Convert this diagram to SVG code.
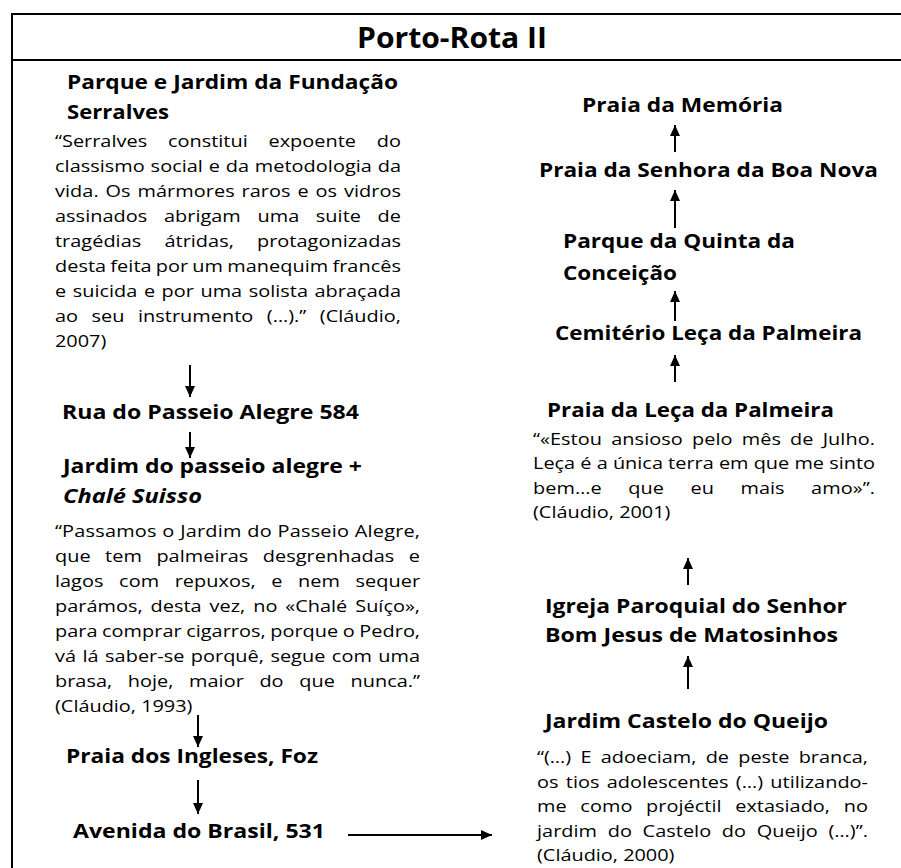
<svg xmlns="http://www.w3.org/2000/svg" width="901" height="868" viewBox="0 0 901 868">
<style>
text{font-family:"Open Sans","Noto Sans","DejaVu Sans",sans-serif;fill:#000}
.t{font-size:28px;font-weight:700}
.h{font-size:19.5px;font-weight:700}
.hi{font-size:19.5px;font-weight:700;font-style:italic}
.b{font-size:17px}
.frame{stroke:#000;stroke-width:2;fill:none}
.c{stroke:#000;stroke-width:2;fill:none;marker-end:url(#ah)}
</style>
<defs>
<marker id="ah" markerUnits="userSpaceOnUse" markerWidth="12" markerHeight="12" viewBox="0 0 12 12" refX="11" refY="6" orient="auto">
<path d="M0,1 L11,6 L0,11 Z" fill="#000"/>
</marker>
</defs>
<rect width="901" height="868" fill="#fff"/>
<g id="frame">
<path class="frame" d="M902,14 H12 V869 M12,60 H902"/>
</g>
<g id="title"><text class="t" x="357" y="48" textLength="190" lengthAdjust="spacingAndGlyphs">Porto-Rota II</text></g>

<g id="serralves">
<text class="h" x="67" y="89" textLength="331" lengthAdjust="spacingAndGlyphs">Parque e Jardim da Fundação</text>
<text class="h" x="67" y="119" textLength="102" lengthAdjust="spacingAndGlyphs">Serralves</text>
<g transform="translate(55,0) scale(1.17,1)">
<text class="b" x="0" y="147" word-spacing="13.3" textLength="295.7" lengthAdjust="spacing">“Serralves constitui expoente do</text>
<text class="b" x="0" y="172" word-spacing="0.5" textLength="295.7" lengthAdjust="spacing">classismo social e da metodologia da</text>
<text class="b" x="0" y="197" word-spacing="1.4" textLength="295.7" lengthAdjust="spacing">vida. Os mármores raros e os vidros</text>
<text class="b" x="0" y="222" word-spacing="9.7" textLength="295.7" lengthAdjust="spacing">assinados abrigam uma suite de</text>
<text class="b" x="0" y="247" word-spacing="15.3" textLength="295.7" lengthAdjust="spacing">tragédias átridas, protagonizadas</text>
<text class="b" x="0" y="272" word-spacing="-0.9" textLength="295.7" lengthAdjust="spacing">desta feita por um manequim francês</text>
<text class="b" x="0" y="297" word-spacing="1.1" textLength="295.7" lengthAdjust="spacing">e suicida e por uma solista abraçada</text>
<text class="b" x="0" y="322" word-spacing="7.1" textLength="295.7" lengthAdjust="spacing">ao seu instrumento (…).” (Cláudio,</text>
<text class="b" x="0" y="347">2007)</text>
</g>
</g>

<g id="rua"><text class="h" x="62" y="419" textLength="297" lengthAdjust="spacingAndGlyphs">Rua do Passeio Alegre 584</text></g>

<g id="jardim-passeio">
<text class="h" x="63" y="473" textLength="299" lengthAdjust="spacingAndGlyphs">Jardim do passeio alegre +</text>
<text class="hi" x="63" y="503" textLength="139" lengthAdjust="spacingAndGlyphs">Chalé Suisso</text>
<g transform="translate(55,0) scale(1.17,1)">
<text class="b" x="0" y="537" word-spacing="0.3" textLength="312" lengthAdjust="spacing">“Passamos o Jardim do Passeio Alegre,</text>
<text class="b" x="0" y="562" word-spacing="7.9" textLength="312" lengthAdjust="spacing">que tem palmeiras desgrenhadas e</text>
<text class="b" x="0" y="587" word-spacing="8.9" textLength="312" lengthAdjust="spacing">lagos com repuxos, e nem sequer</text>
<text class="b" x="0" y="612" word-spacing="2.3" textLength="312" lengthAdjust="spacing">parámos, desta vez, no «Chalé Suíço»,</text>
<text class="b" x="0" y="637" word-spacing="-0.5" textLength="312" lengthAdjust="spacing">para comprar cigarros, porque o Pedro,</text>
<text class="b" x="0" y="662" word-spacing="1.1" textLength="312" lengthAdjust="spacing">vá lá saber-se porquê, segue com uma</text>
<text class="b" x="0" y="687" word-spacing="8.9" textLength="312" lengthAdjust="spacing">brasa, hoje, maior do que nunca.”</text>
<text class="b" x="0" y="712">(Cláudio, 1993)</text>
</g>
</g>

<g id="ingleses"><text class="h" x="66" y="763" textLength="252" lengthAdjust="spacingAndGlyphs">Praia dos Ingleses, Foz</text></g>
<g id="avenida"><text class="h" x="73" y="838" textLength="252" lengthAdjust="spacingAndGlyphs">Avenida do Brasil, 531</text></g>

<g id="memoria"><text class="h" x="582" y="112" textLength="201" lengthAdjust="spacingAndGlyphs">Praia da Memória</text></g>
<g id="boa-nova"><text class="h" x="539" y="177" textLength="339" lengthAdjust="spacingAndGlyphs">Praia da Senhora da Boa Nova</text></g>
<g id="quinta">
<text class="h" x="563" y="248" textLength="232" lengthAdjust="spacingAndGlyphs">Parque da Quinta da</text>
<text class="h" x="563" y="280" textLength="114" lengthAdjust="spacingAndGlyphs">Conceição</text>
</g>
<g id="cemiterio"><text class="h" x="555" y="340" textLength="307" lengthAdjust="spacingAndGlyphs">Cemitério Leça da Palmeira</text></g>

<g id="leca">
<text class="h" x="547" y="417" textLength="287" lengthAdjust="spacingAndGlyphs">Praia da Leça da Palmeira</text>
<g transform="translate(533,0) scale(1.17,1)">
<text class="b" x="0" y="445" word-spacing="3.3" textLength="292.3" lengthAdjust="spacing">“«Estou ansioso pelo mês de Julho.</text>
<text class="b" x="0" y="469" word-spacing="0" textLength="292.3" lengthAdjust="spacing">Leça é a única terra em que me sinto</text>
<text class="b" x="0" y="494" word-spacing="18.1" textLength="292.3" lengthAdjust="spacing">bem…e que eu mais amo»”.</text>
<text class="b" x="0" y="518">(Cláudio, 2001)</text>
</g>
</g>

<g id="igreja">
<text class="h" x="545" y="613" textLength="302" lengthAdjust="spacingAndGlyphs">Igreja Paroquial do Senhor</text>
<text class="h" x="545" y="642" textLength="293" lengthAdjust="spacingAndGlyphs">Bom Jesus de Matosinhos</text>
</g>

<g id="castelo">
<text class="h" x="545" y="728" textLength="283" lengthAdjust="spacingAndGlyphs">Jardim Castelo do Queijo</text>
<g transform="translate(537,0) scale(1.17,1)">
<text class="b" x="0" y="763" word-spacing="3.5" textLength="282.9" lengthAdjust="spacing">“(…) E adoeciam, de peste branca,</text>
<text class="b" x="0" y="788" word-spacing="1.8" textLength="282.9" lengthAdjust="spacing">os tios adolescentes (…) utilizando-</text>
<text class="b" x="0" y="812" word-spacing="7.3" textLength="282.9" lengthAdjust="spacing">me como projéctil extasiado, no</text>
<text class="b" x="0" y="837" word-spacing="4.7" textLength="282.9" lengthAdjust="spacing">jardim do Castelo do Queijo (…)”.</text>
<text class="b" x="0" y="861">(Cláudio, 2000)</text>
</g>
</g>

<g id="connectors">
<line class="c" x1="190" y1="365" x2="190" y2="397"/>
<line class="c" x1="190" y1="432" x2="190" y2="458"/>
<line class="c" x1="198" y1="715" x2="198" y2="747"/>
<line class="c" x1="198" y1="780" x2="198" y2="814"/>
<line class="c" x1="348" y1="835" x2="492" y2="835"/>
<line class="c" x1="688" y1="689" x2="688" y2="656"/>
<line class="c" x1="688" y1="585" x2="688" y2="558"/>
<line class="c" x1="675" y1="382" x2="675" y2="355"/>
<line class="c" x1="675" y1="321" x2="675" y2="291"/>
<line class="c" x1="675" y1="228" x2="675" y2="190"/>
<line class="c" x1="675" y1="152" x2="675" y2="125"/>
</g>
</svg>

——

*The request:* Using the material above, return every line exactly as it appears, minus the pictures.

*Full answer:*
Convert this diagram to SVG code.
<svg xmlns="http://www.w3.org/2000/svg" width="901" height="868" viewBox="0 0 901 868">
<style>
text{font-family:"Open Sans","Noto Sans","DejaVu Sans",sans-serif;fill:#000}
.t{font-size:28px;font-weight:700}
.h{font-size:19.5px;font-weight:700}
.hi{font-size:19.5px;font-weight:700;font-style:italic}
.b{font-size:17px}
.frame{stroke:#000;stroke-width:2;fill:none}
.c{stroke:#000;stroke-width:2;fill:none;marker-end:url(#ah)}
</style>
<defs>
<marker id="ah" markerUnits="userSpaceOnUse" markerWidth="12" markerHeight="12" viewBox="0 0 12 12" refX="11" refY="6" orient="auto">
<path d="M0,1 L11,6 L0,11 Z" fill="#000"/>
</marker>
</defs>
<rect width="901" height="868" fill="#fff"/>
<g id="frame">
<path class="frame" d="M902,14 H12 V869 M12,60 H902"/>
</g>
<g id="title"><text class="t" x="357" y="48" textLength="190" lengthAdjust="spacingAndGlyphs">Porto-Rota II</text></g>

<g id="serralves">
<text class="h" x="67" y="89" textLength="331" lengthAdjust="spacingAndGlyphs">Parque e Jardim da Fundação</text>
<text class="h" x="67" y="119" textLength="102" lengthAdjust="spacingAndGlyphs">Serralves</text>
<g transform="translate(55,0) scale(1.17,1)">
<text class="b" x="0" y="147" word-spacing="13.3" textLength="295.7" lengthAdjust="spacing">“Serralves constitui expoente do</text>
<text class="b" x="0" y="172" word-spacing="0.5" textLength="295.7" lengthAdjust="spacing">classismo social e da metodologia da</text>
<text class="b" x="0" y="197" word-spacing="1.4" textLength="295.7" lengthAdjust="spacing">vida. Os mármores raros e os vidros</text>
<text class="b" x="0" y="222" word-spacing="9.7" textLength="295.7" lengthAdjust="spacing">assinados abrigam uma suite de</text>
<text class="b" x="0" y="247" word-spacing="15.3" textLength="295.7" lengthAdjust="spacing">tragédias átridas, protagonizadas</text>
<text class="b" x="0" y="272" word-spacing="-0.9" textLength="295.7" lengthAdjust="spacing">desta feita por um manequim francês</text>
<text class="b" x="0" y="297" word-spacing="1.1" textLength="295.7" lengthAdjust="spacing">e suicida e por uma solista abraçada</text>
<text class="b" x="0" y="322" word-spacing="7.1" textLength="295.7" lengthAdjust="spacing">ao seu instrumento (…).” (Cláudio,</text>
<text class="b" x="0" y="347">2007)</text>
</g>
</g>

<g id="rua"><text class="h" x="62" y="419" textLength="297" lengthAdjust="spacingAndGlyphs">Rua do Passeio Alegre 584</text></g>

<g id="jardim-passeio">
<text class="h" x="63" y="473" textLength="299" lengthAdjust="spacingAndGlyphs">Jardim do passeio alegre +</text>
<text class="hi" x="63" y="503" textLength="139" lengthAdjust="spacingAndGlyphs">Chalé Suisso</text>
<g transform="translate(55,0) scale(1.17,1)">
<text class="b" x="0" y="537" word-spacing="0.3" textLength="312" lengthAdjust="spacing">“Passamos o Jardim do Passeio Alegre,</text>
<text class="b" x="0" y="562" word-spacing="7.9" textLength="312" lengthAdjust="spacing">que tem palmeiras desgrenhadas e</text>
<text class="b" x="0" y="587" word-spacing="8.9" textLength="312" lengthAdjust="spacing">lagos com repuxos, e nem sequer</text>
<text class="b" x="0" y="612" word-spacing="2.3" textLength="312" lengthAdjust="spacing">parámos, desta vez, no «Chalé Suíço»,</text>
<text class="b" x="0" y="637" word-spacing="-0.5" textLength="312" lengthAdjust="spacing">para comprar cigarros, porque o Pedro,</text>
<text class="b" x="0" y="662" word-spacing="1.1" textLength="312" lengthAdjust="spacing">vá lá saber-se porquê, segue com uma</text>
<text class="b" x="0" y="687" word-spacing="8.9" textLength="312" lengthAdjust="spacing">brasa, hoje, maior do que nunca.”</text>
<text class="b" x="0" y="712">(Cláudio, 1993)</text>
</g>
</g>

<g id="ingleses"><text class="h" x="66" y="763" textLength="252" lengthAdjust="spacingAndGlyphs">Praia dos Ingleses, Foz</text></g>
<g id="avenida"><text class="h" x="73" y="838" textLength="252" lengthAdjust="spacingAndGlyphs">Avenida do Brasil, 531</text></g>

<g id="memoria"><text class="h" x="582" y="112" textLength="201" lengthAdjust="spacingAndGlyphs">Praia da Memória</text></g>
<g id="boa-nova"><text class="h" x="539" y="177" textLength="339" lengthAdjust="spacingAndGlyphs">Praia da Senhora da Boa Nova</text></g>
<g id="quinta">
<text class="h" x="563" y="248" textLength="232" lengthAdjust="spacingAndGlyphs">Parque da Quinta da</text>
<text class="h" x="563" y="280" textLength="114" lengthAdjust="spacingAndGlyphs">Conceição</text>
</g>
<g id="cemiterio"><text class="h" x="555" y="340" textLength="307" lengthAdjust="spacingAndGlyphs">Cemitério Leça da Palmeira</text></g>

<g id="leca">
<text class="h" x="547" y="417" textLength="287" lengthAdjust="spacingAndGlyphs">Praia da Leça da Palmeira</text>
<g transform="translate(533,0) scale(1.17,1)">
<text class="b" x="0" y="445" word-spacing="3.3" textLength="292.3" lengthAdjust="spacing">“«Estou ansioso pelo mês de Julho.</text>
<text class="b" x="0" y="469" word-spacing="0" textLength="292.3" lengthAdjust="spacing">Leça é a única terra em que me sinto</text>
<text class="b" x="0" y="494" word-spacing="18.1" textLength="292.3" lengthAdjust="spacing">bem…e que eu mais amo»”.</text>
<text class="b" x="0" y="518">(Cláudio, 2001)</text>
</g>
</g>

<g id="igreja">
<text class="h" x="545" y="613" textLength="302" lengthAdjust="spacingAndGlyphs">Igreja Paroquial do Senhor</text>
<text class="h" x="545" y="642" textLength="293" lengthAdjust="spacingAndGlyphs">Bom Jesus de Matosinhos</text>
</g>

<g id="castelo">
<text class="h" x="545" y="728" textLength="283" lengthAdjust="spacingAndGlyphs">Jardim Castelo do Queijo</text>
<g transform="translate(537,0) scale(1.17,1)">
<text class="b" x="0" y="763" word-spacing="3.5" textLength="282.9" lengthAdjust="spacing">“(…) E adoeciam, de peste branca,</text>
<text class="b" x="0" y="788" word-spacing="1.8" textLength="282.9" lengthAdjust="spacing">os tios adolescentes (…) utilizando-</text>
<text class="b" x="0" y="812" word-spacing="7.3" textLength="282.9" lengthAdjust="spacing">me como projéctil extasiado, no</text>
<text class="b" x="0" y="837" word-spacing="4.7" textLength="282.9" lengthAdjust="spacing">jardim do Castelo do Queijo (…)”.</text>
<text class="b" x="0" y="861">(Cláudio, 2000)</text>
</g>
</g>

<g id="connectors">
<line class="c" x1="190" y1="365" x2="190" y2="397"/>
<line class="c" x1="190" y1="432" x2="190" y2="458"/>
<line class="c" x1="198" y1="715" x2="198" y2="747"/>
<line class="c" x1="198" y1="780" x2="198" y2="814"/>
<line class="c" x1="348" y1="835" x2="492" y2="835"/>
<line class="c" x1="688" y1="689" x2="688" y2="656"/>
<line class="c" x1="688" y1="585" x2="688" y2="558"/>
<line class="c" x1="675" y1="382" x2="675" y2="355"/>
<line class="c" x1="675" y1="321" x2="675" y2="291"/>
<line class="c" x1="675" y1="228" x2="675" y2="190"/>
<line class="c" x1="675" y1="152" x2="675" y2="125"/>
</g>
</svg>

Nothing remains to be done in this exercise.